The borrower’s debt-to-income (DTI) ratio also influences the down payment. While a maximum DTI ratio of 43% is common, some lenders may allow up to 49% or higher depending on other factors, which could include a larger down payment. Certain loan programs, such as those for first-time homebuyers or low-to-moderate income initiatives, may allow for lower down payments like 3%. However, standard conventional loans for repeat buyers often require at least 5% down.
The type of property being financed also impacts down payment requirements. A single-family primary residence typically has the lowest minimum down payment options. Multi-unit properties (like a duplex or triplex) or investment properties generally require higher down payments, sometimes starting at 15% to 25% or more. Second homes also typically require a higher down payment compared to a primary residence, often starting at 10%.
Personal savings accumulated in checking or savings accounts are a straightforward source for a down payment. These funds must be documented by providing bank statements to the lender. Lenders typically require statements covering 60 days to verify the source and ensure the funds are seasoned.
Gift funds from family members are another acceptable source. When using gift funds, lenders require a gift letter signed by the donor and borrower, stating the money is a gift and not a loan. The gift letter must include the donor’s name, address, phone number, relationship to the borrower, and the gift amount. Lenders may also request documentation from the donor, such as bank statements, to confirm sufficient funds and that the gift is not from a prohibited source.
Funds from the sale of an existing home can also be used for a down payment on a new property, verified through the closing disclosure or settlement statement. Retirement accounts, such as 401(k)s or IRAs, can sometimes be tapped for a down payment, though this may involve taxes or penalties depending on the account type and borrower’s age. Consult a financial advisor regarding the implications of withdrawing funds from retirement accounts.
Some conventional loans are eligible for down payment assistance programs offered by state or local housing agencies. These programs can provide grants or low-interest loans to help cover a portion of the down payment, making homeownership more accessible. All funds used for the down payment must be fully documented and transparent to the lender to comply with underwriting standards.
The down payment is a percentage of the home’s purchase price that a buyer pays upfront, directly reducing the amount financed through the mortgage loan. For example, on a $300,000 home with a 5% down payment, the buyer pays $15,000 upfront, and the loan amount is $285,000. This payment builds immediate equity in the property.
Closing costs are various fees associated with the mortgage transaction and the transfer of property ownership. These are separate from the down payment and typically range from 2% to 5% of the loan amount. Common closing costs include appraisal fees, which cover the cost of assessing the home’s value, and title insurance, which protects the buyer and lender against future claims to the property.

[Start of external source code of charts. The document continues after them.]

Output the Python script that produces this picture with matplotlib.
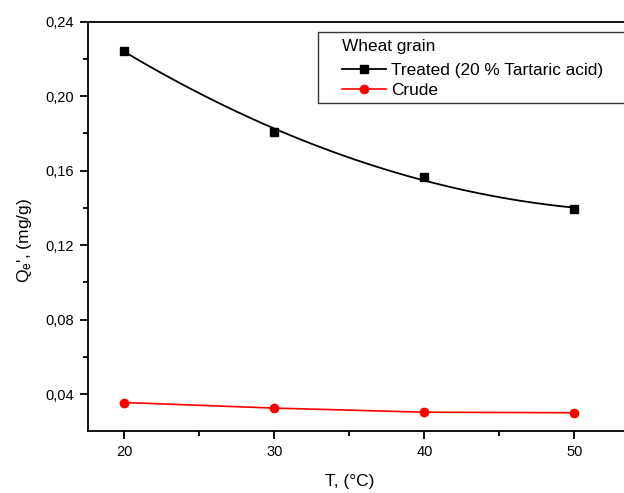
import numpy as np
import matplotlib
matplotlib.use("Agg")
import matplotlib.pyplot as plt
from matplotlib.ticker import MultipleLocator, FuncFormatter
from matplotlib.patches import Rectangle

plt.rcParams['font.family'] = ['Liberation Sans', 'DejaVu Sans']
plt.rcParams['mathtext.fontset'] = 'custom'
plt.rcParams['mathtext.rm'] = 'Liberation Sans'
plt.rcParams['mathtext.it'] = 'Liberation Sans'

temperature = [20, 30, 40, 50]
treated = [0.2245, 0.1807, 0.1566, 0.1395]
crude = [0.0355, 0.0325, 0.0303, 0.0300]
legend_title = "Wheat grain"
treated_label = "Treated (20 % Tartaric acid)"
crude_label = "Crude"

W, H = 624, 493
fig = plt.figure(figsize=(W/100, H/100), dpi=100)
ax = fig.add_axes([88/W, 62/H, (630-88)/W, (431-21.7)/H])

# smooth curve for treated series (quadratic fit of the data)
coef = np.polyfit(temperature, treated, 2)
xs = np.linspace(temperature[0], temperature[-1], 200)
ax.plot(xs, np.polyval(coef, xs), color='black', lw=1.3, zorder=2)
ax.plot(temperature, treated, linestyle='none', marker='s', ms=5.5,
        color='black', zorder=3)
ax.plot(temperature, crude, color='red', lw=1.2, marker='o', ms=6, zorder=3)

# legend proxies
h1, = ax.plot([], [], color='black', lw=1.3, marker='s', ms=5.5, label=treated_label)
h2, = ax.plot([], [], color='red', lw=1.2, marker='o', ms=6, label=crude_label)

ax.set_xlim(17.58, 53.71)
ax.set_ylim(0.0202, 0.24)
ax.xaxis.set_major_locator(MultipleLocator(10))
ax.xaxis.set_minor_locator(MultipleLocator(5))
ax.yaxis.set_major_locator(MultipleLocator(0.04))
ax.yaxis.set_minor_locator(MultipleLocator(0.02))
ax.yaxis.set_major_formatter(FuncFormatter(lambda v, p: f"{v:.2f}".replace('.', ',')))
ax.tick_params(which='major', direction='out', length=6, width=1.3, labelsize=10.5,
               top=False, right=False, pad=4)
ax.tick_params(which='minor', direction='out', length=3.5, width=1.3,
               top=False, right=False)
for s in ax.spines.values():
    s.set_linewidth(1.3)

ax.set_xlabel("T, (°C)", fontsize=12.5)
ax.set_ylabel("Q$_\\mathregular{e}$', (mg/g)", fontsize=12.5)
ax.xaxis.set_label_coords((350-88)/(630-88), -(481.7-431)/409.3)
ax.yaxis.set_label_coords(-(88-25)/(630-88), (431-240)/409.3)
ax.xaxis.label.set_va('center')
ax.yaxis.label.set_va('center')

# legend frame
fig.patches.append(Rectangle((318/W, (H-102.7)/H), (640-318)/W, 71/H,
                             transform=fig.transFigure, fill=True,
                             facecolor='white', edgecolor='#333333', lw=1.0,
                             zorder=5))
leg = fig.legend(handles=[h1, h2], title=legend_title, loc='upper left',
                 bbox_to_anchor=(341.7/W, (H-39.5)/H),
                 fontsize=12.4, title_fontsize=12.4, frameon=False,
                 handlelength=2.6, handletextpad=0.28,
                 borderpad=0, labelspacing=0.32, borderaxespad=0)
leg._legend_box.align = "left"
leg._legend_box.sep = 6
leg.set_zorder(6)

fig.savefig("out.png", dpi=100)
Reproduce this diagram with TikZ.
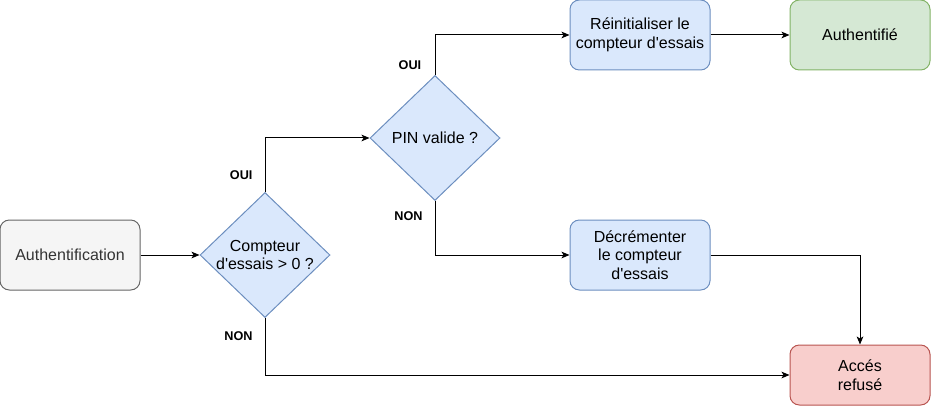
\documentclass[tikz,border=0pt]{standalone}
\usepackage{fontspec}
\setmainfont{Liberation Sans}
\usetikzlibrary{shapes,shapes.geometric,arrows.meta}

\definecolor{grisfond}{HTML}{F5F5F5}
\definecolor{gristrait}{HTML}{666666}
\definecolor{gristexte}{HTML}{333333}
\definecolor{bleufond}{HTML}{DAE8FC}
\definecolor{bleutrait}{HTML}{6C8EBF}
\definecolor{vertfond}{HTML}{D5E8D4}
\definecolor{verttrait}{HTML}{82B366}
\definecolor{rougefond}{HTML}{F8CECC}
\definecolor{rougetrait}{HTML}{B85450}

\begin{document}
\begin{tikzpicture}[x=0.75pt, y=-0.75pt, ->, line width=0.75pt,
        >={Stealth[length=6pt,width=5pt,inset=1.5pt]},
        every node/.append style={font=\fontsize{12}{14}\selectfont}]
      \tikzstyle{bloc} = [rectangle, rounded corners=7pt, align=center,
        minimum width=105pt, minimum height=52.5pt]
      \tikzstyle{decision} = [diamond, draw=bleutrait, fill=bleufond, aspect=1.04,
        inner sep=0pt, minimum width=97.5pt, minimum height=93.75pt]
      \tikzstyle{lbl} = [font=\fontsize{9.5}{11}\selectfont\bfseries, inner sep=0pt]
      \useasboundingbox (0,0) rectangle (931,406);
      \node (auth) [bloc, draw=gristrait, fill=grisfond, text=gristexte] at (70,255) {Authentification};
      \node (essais) [decision, label={[align=center]center:Compteur\\d\textquotesingle essais > 0 ?}] at (265,255) {};
      \node (pin) [decision, label={center:PIN valide ?}] at (435,138) {};
      \node (reinit) [bloc, draw=bleutrait, fill=bleufond] at (640,35) {R\'einitialiser le\\compteur d\textquotesingle essais};
      \node (ok) [bloc, draw=verttrait, fill=vertfond] at (860,35) {Authentifi\'e};
      \node (decr) [bloc, draw=bleutrait, fill=bleufond] at (640,255) {D\'ecr\'ementer\\le compteur\\d\textquotesingle essais};
      \node (refus) [bloc, draw=rougetrait, fill=rougefond, minimum height=45pt] at (860,375) {Acc\'es\\refus\'e};
      \draw (auth) -- (essais);
      \draw (essais.north) |- node [lbl, pos=0.16, left=9pt] (oui1) {OUI} (pin.west);
      \draw (essais.south) |- node [lbl, pos=0.155, left=9pt] (non1) {NON} (refus.west);
      \draw (pin.north) |- node [lbl, pos=0.125, left=10pt] (oui2) {OUI} (reinit.west);
      \draw (pin.south) |- node [lbl, pos=0.136, left=9pt] (non2) {NON} (decr.west);
      \draw (reinit) -- (ok);
      \draw (decr.east) -| (refus.north);
    \end{tikzpicture}
\end{document}
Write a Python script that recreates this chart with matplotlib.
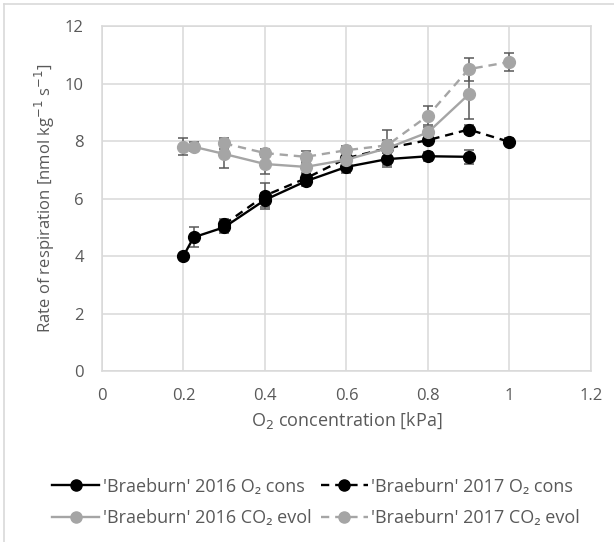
import matplotlib
matplotlib.use("Agg")
import matplotlib.pyplot as plt
from matplotlib.lines import Line2D

# O2 concentration [kPa]
x_2016 = [0.2, 0.225, 0.3, 0.4, 0.5, 0.6, 0.7, 0.8, 0.9]
x_2017 = [0.3, 0.4, 0.5, 0.6, 0.7, 0.8, 0.9, 1.0]

# rate of respiration [nmol kg-1 s-1] and error bars
o2_2016 = [4.0, 4.65, 5.0, 5.95, 6.6, 7.1, 7.37, 7.47, 7.45]
o2_2016_err = [0.05, 0.35, 0.2, 0.25, 0.15, 0.2, 0.2, 0.15, 0.25]
o2_2017 = [5.1, 6.1, 6.7, 7.4, 7.75, 8.03, 8.4, 7.97]
o2_2017_err = [0.2, 0.45, 0.15, 0.2, 0.15, 0.15, 0.15, 0.12]
co2_2016 = [7.8, 7.8, 7.55, 7.2, 7.1, 7.35, 7.75, 8.3, 9.62]
co2_2016_err = [0.3, 0.15, 0.5, 0.35, 0.2, 0.25, 0.65, 0.2, 0.85]
co2_2017 = [7.92, 7.58, 7.45, 7.68, 7.85, 8.88, 10.5, 10.75]
co2_2017_err = [0.2, 0.15, 0.2, 0.15, 0.2, 0.33, 0.4, 0.3]

labels = ["'Braeburn' 2016 O₂ cons", "'Braeburn' 2017 O₂ cons",
          "'Braeburn' 2016 CO₂ evol", "'Braeburn' 2017 CO₂ evol"]

plt.rcParams['font.family'] = ['Open Sans', 'DejaVu Sans']
txt = "#595959"
grid = "#d9d9d9"
grey = "#a5a5a5"

fig = plt.figure(figsize=(6.14, 5.42), dpi=100)
ax = fig.add_axes([0.166, 0.3155, 0.7965, 0.6365])

series = [
    (x_2016, o2_2016, o2_2016_err, "black", "-"),
    (x_2017, o2_2017, o2_2017_err, "black", (0, (3.5, 2.5))),
    (x_2016, co2_2016, co2_2016_err, grey, "-"),
    (x_2017, co2_2017, co2_2017_err, grey, (0, (3.5, 2.5))),
]
for (x, y, e, c, ls), lab in zip(series, labels):
    ax.errorbar(x, y, yerr=e, color=c, ls=ls, lw=1.7, marker="o", ms=8.5,
                ecolor="#595959", elinewidth=1.1, capsize=3.5, capthick=1.1,
                label=lab)

ax.set_xlim(0, 1.2)
ax.set_ylim(0, 12)
ax.set_xticks([0, 0.2, 0.4, 0.6, 0.8, 1.0, 1.2])
ax.set_xticklabels(["0", "0.2", "0.4", "0.6", "0.8", "1", "1.2"])
ax.set_yticks(range(0, 13, 2))
ax.grid(True, color=grid, lw=1.1)
ax.set_axisbelow(True)
for s in ax.spines.values():
    s.set_color(grid)
    s.set_linewidth(1.1)
ax.tick_params(length=0, labelsize=12, colors=txt)
ax.tick_params(axis='y', pad=13)
ax.tick_params(axis='x', pad=12)

ax.set_xlabel("O$_2$ concentration [kPa]", fontsize=13, color=txt, labelpad=5)
ax.set_ylabel("Rate of respiration [nmol kg$^{-1}$ s$^{-1}$]", fontsize=12,
              color=txt, labelpad=6)

# legend is filled column by column, so order the entries for row-wise reading
handles = []
for (x, y, e, c, ls) in series:
    handles.append(Line2D([], [], color=c, ls=ls, lw=1.7, marker="o", ms=8))
order = [0, 2, 1, 3]
fig.legend([handles[i] for i in order], [labels[i] for i in order],
           loc="center", bbox_to_anchor=(0.515, 0.073),
           ncol=2, frameon=False, fontsize=13, labelcolor=txt,
           handlelength=2.6, handletextpad=0.2, columnspacing=0.5,
           labelspacing=0.75)

# outer chart border
fig.add_artist(Line2D([0.006, 0.006], [0, 0.993], color=grid, lw=1.2))
fig.add_artist(Line2D([0.006, 1], [0.993, 0.993], color=grid, lw=1.2))

plt.savefig("out.png", dpi=100)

Other closing costs encompass loan origination fees, paid to the lender for processing the loan, and recording fees, charged by local government to record the property transfer. Escrow fees, often paid to a third party for handling funds and documents, are also part of closing costs. Buyers need to budget for both the down payment and these closing costs, as they represent separate financial outlays required to complete the home purchase.